What you have to do: Below is a listing; print exactly its lines from the one containing "What matplotlib code" down to the one containing "fontsize=17, fontweight='bold', labelpad=24)", both inclusive, with every picture left out.

Exercise materials:
------------------------------
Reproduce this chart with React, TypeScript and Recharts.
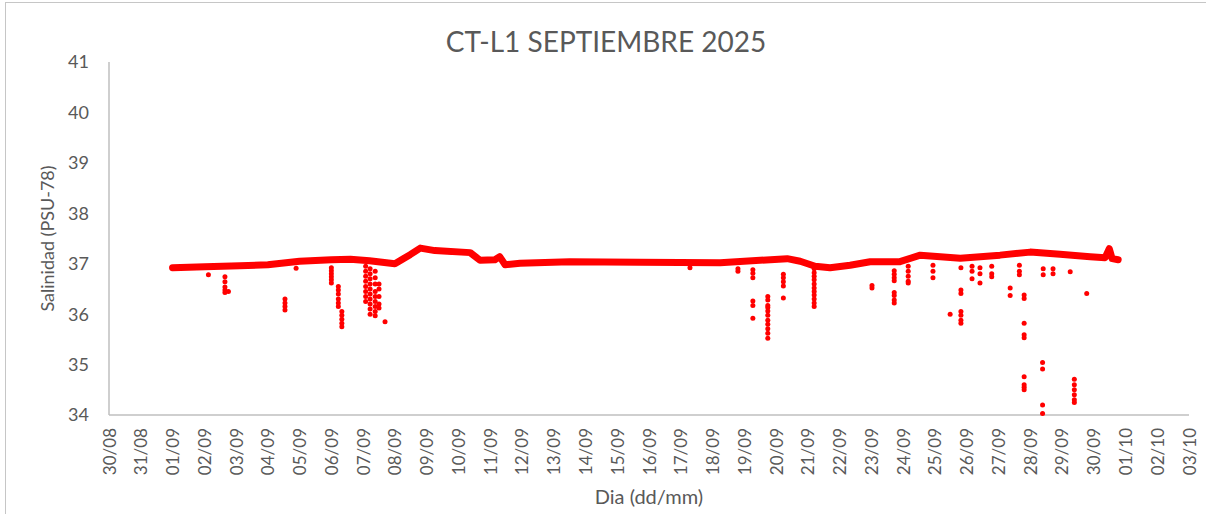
------------------------------
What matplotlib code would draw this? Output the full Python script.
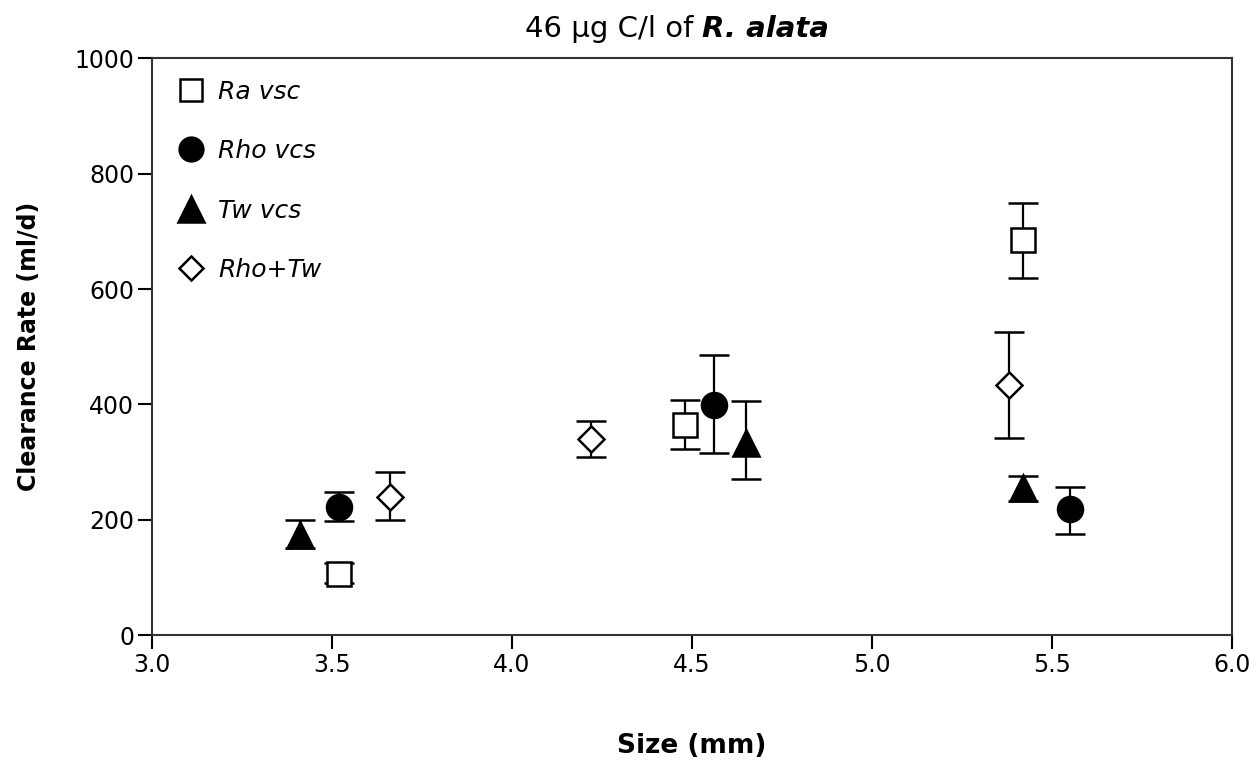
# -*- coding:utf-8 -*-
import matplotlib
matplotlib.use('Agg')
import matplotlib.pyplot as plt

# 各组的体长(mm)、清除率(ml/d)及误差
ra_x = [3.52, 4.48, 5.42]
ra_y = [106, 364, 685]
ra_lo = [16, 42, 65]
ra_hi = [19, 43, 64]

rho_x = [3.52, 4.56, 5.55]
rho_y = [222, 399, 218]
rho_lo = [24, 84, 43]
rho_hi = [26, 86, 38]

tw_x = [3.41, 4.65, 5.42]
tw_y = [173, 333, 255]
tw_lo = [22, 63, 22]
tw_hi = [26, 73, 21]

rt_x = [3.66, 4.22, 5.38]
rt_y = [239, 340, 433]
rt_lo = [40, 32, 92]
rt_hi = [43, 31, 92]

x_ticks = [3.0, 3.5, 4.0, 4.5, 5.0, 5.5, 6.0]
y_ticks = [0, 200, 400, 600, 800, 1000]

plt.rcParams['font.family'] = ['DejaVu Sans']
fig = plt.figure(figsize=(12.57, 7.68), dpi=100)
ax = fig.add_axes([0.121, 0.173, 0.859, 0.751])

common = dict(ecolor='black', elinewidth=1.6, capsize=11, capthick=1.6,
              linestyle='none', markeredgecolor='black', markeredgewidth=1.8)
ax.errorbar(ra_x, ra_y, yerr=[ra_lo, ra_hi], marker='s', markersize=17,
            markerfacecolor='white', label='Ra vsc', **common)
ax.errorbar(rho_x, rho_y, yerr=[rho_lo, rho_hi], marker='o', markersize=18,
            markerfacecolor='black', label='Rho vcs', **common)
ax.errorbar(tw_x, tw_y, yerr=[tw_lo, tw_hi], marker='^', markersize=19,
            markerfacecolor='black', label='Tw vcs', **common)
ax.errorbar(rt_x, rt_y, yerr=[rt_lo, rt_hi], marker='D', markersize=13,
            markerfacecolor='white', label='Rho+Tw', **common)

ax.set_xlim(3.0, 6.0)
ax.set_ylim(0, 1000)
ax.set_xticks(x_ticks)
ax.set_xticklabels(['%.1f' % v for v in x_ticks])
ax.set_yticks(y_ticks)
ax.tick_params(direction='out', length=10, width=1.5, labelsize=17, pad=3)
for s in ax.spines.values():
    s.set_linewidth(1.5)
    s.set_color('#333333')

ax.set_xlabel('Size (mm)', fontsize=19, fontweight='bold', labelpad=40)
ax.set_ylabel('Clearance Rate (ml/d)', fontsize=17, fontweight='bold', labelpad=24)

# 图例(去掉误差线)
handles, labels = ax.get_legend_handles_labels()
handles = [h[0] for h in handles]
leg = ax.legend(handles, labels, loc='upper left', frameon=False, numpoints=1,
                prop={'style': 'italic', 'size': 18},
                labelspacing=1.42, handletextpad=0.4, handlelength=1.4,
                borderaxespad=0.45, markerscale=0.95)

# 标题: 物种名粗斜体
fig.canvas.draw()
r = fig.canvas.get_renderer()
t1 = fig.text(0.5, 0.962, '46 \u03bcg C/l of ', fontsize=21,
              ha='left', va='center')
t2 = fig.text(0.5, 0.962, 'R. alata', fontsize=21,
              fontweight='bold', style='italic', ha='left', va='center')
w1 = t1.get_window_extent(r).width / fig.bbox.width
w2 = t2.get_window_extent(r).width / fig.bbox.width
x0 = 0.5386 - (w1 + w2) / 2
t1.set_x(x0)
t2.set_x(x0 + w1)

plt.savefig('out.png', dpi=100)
------------------------------
The reply:
What matplotlib code would draw this? Output the full Python script.
# -*- coding:utf-8 -*-
import matplotlib
matplotlib.use('Agg')
import matplotlib.pyplot as plt

# 各组的体长(mm)、清除率(ml/d)及误差
ra_x = [3.52, 4.48, 5.42]
ra_y = [106, 364, 685]
ra_lo = [16, 42, 65]
ra_hi = [19, 43, 64]

rho_x = [3.52, 4.56, 5.55]
rho_y = [222, 399, 218]
rho_lo = [24, 84, 43]
rho_hi = [26, 86, 38]

tw_x = [3.41, 4.65, 5.42]
tw_y = [173, 333, 255]
tw_lo = [22, 63, 22]
tw_hi = [26, 73, 21]

rt_x = [3.66, 4.22, 5.38]
rt_y = [239, 340, 433]
rt_lo = [40, 32, 92]
rt_hi = [43, 31, 92]

x_ticks = [3.0, 3.5, 4.0, 4.5, 5.0, 5.5, 6.0]
y_ticks = [0, 200, 400, 600, 800, 1000]

plt.rcParams['font.family'] = ['DejaVu Sans']
fig = plt.figure(figsize=(12.57, 7.68), dpi=100)
ax = fig.add_axes([0.121, 0.173, 0.859, 0.751])

common = dict(ecolor='black', elinewidth=1.6, capsize=11, capthick=1.6,
              linestyle='none', markeredgecolor='black', markeredgewidth=1.8)
ax.errorbar(ra_x, ra_y, yerr=[ra_lo, ra_hi], marker='s', markersize=17,
            markerfacecolor='white', label='Ra vsc', **common)
ax.errorbar(rho_x, rho_y, yerr=[rho_lo, rho_hi], marker='o', markersize=18,
            markerfacecolor='black', label='Rho vcs', **common)
ax.errorbar(tw_x, tw_y, yerr=[tw_lo, tw_hi], marker='^', markersize=19,
            markerfacecolor='black', label='Tw vcs', **common)
ax.errorbar(rt_x, rt_y, yerr=[rt_lo, rt_hi], marker='D', markersize=13,
            markerfacecolor='white', label='Rho+Tw', **common)

ax.set_xlim(3.0, 6.0)
ax.set_ylim(0, 1000)
ax.set_xticks(x_ticks)
ax.set_xticklabels(['%.1f' % v for v in x_ticks])
ax.set_yticks(y_ticks)
ax.tick_params(direction='out', length=10, width=1.5, labelsize=17, pad=3)
for s in ax.spines.values():
    s.set_linewidth(1.5)
    s.set_color('#333333')

ax.set_xlabel('Size (mm)', fontsize=19, fontweight='bold', labelpad=40)
ax.set_ylabel('Clearance Rate (ml/d)', fontsize=17, fontweight='bold', labelpad=24)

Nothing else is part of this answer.